A key concept is the relationship between forms and documents, which will be addressed first. After that, this chapter elaborates on the important issue of host languages and how XForms integrates them.

Despite the name, XForms is being used for many applications beyond simple forms. In particular, creating and editing XML-based documents is a good fit for the technology.

A key advantage of XML-based documents over, say, paper or word processor templates, is that an entirely electronic process eliminates much uncertainty from form processing. Give average "information workers" a paper form, and they'll write illegibly, scribble in the margins, doodle, write in new choices, and just generally do things that aren't expected. All of these behaviors are manually intensive to patch up, in order to clean the data to a point where it can be placed into a database. With XForms, it is possible to restrict the parts of the document that a user is able to modify, which means that submitted data needs only a relatively light double-check before it can be sent to a database. (One pitfall to avoid, however, is a system that is excessively restrictive, so that the person filling the form is unable to accurately provide the needed data. When that happens, users typically give bad information or avoid the electronic system altogether.)

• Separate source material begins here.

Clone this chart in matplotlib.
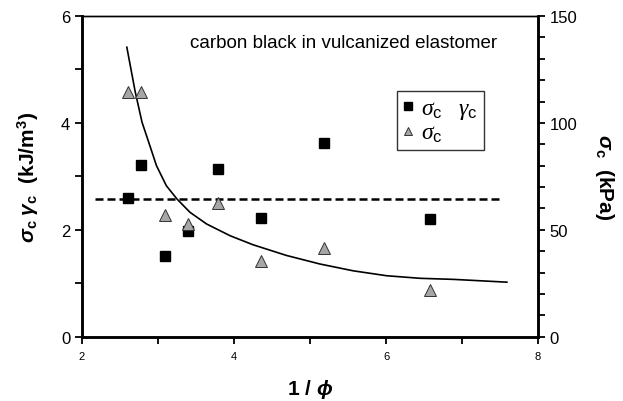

Various efforts are underway to define XML vocabularies for all sorts of documents. Perhaps one of the most ambitious is UBL, the Universal Business Language, currently being standardized through OASIS (the Organization for the Advancement of Structutured Information Standards). The goal of UBL is to represent all different sorts of business documents—purchase orders, invoices, order confirmations, and so on—using a family of XML vocabularies. XForms is a great tool with which to create and edit UBL documents.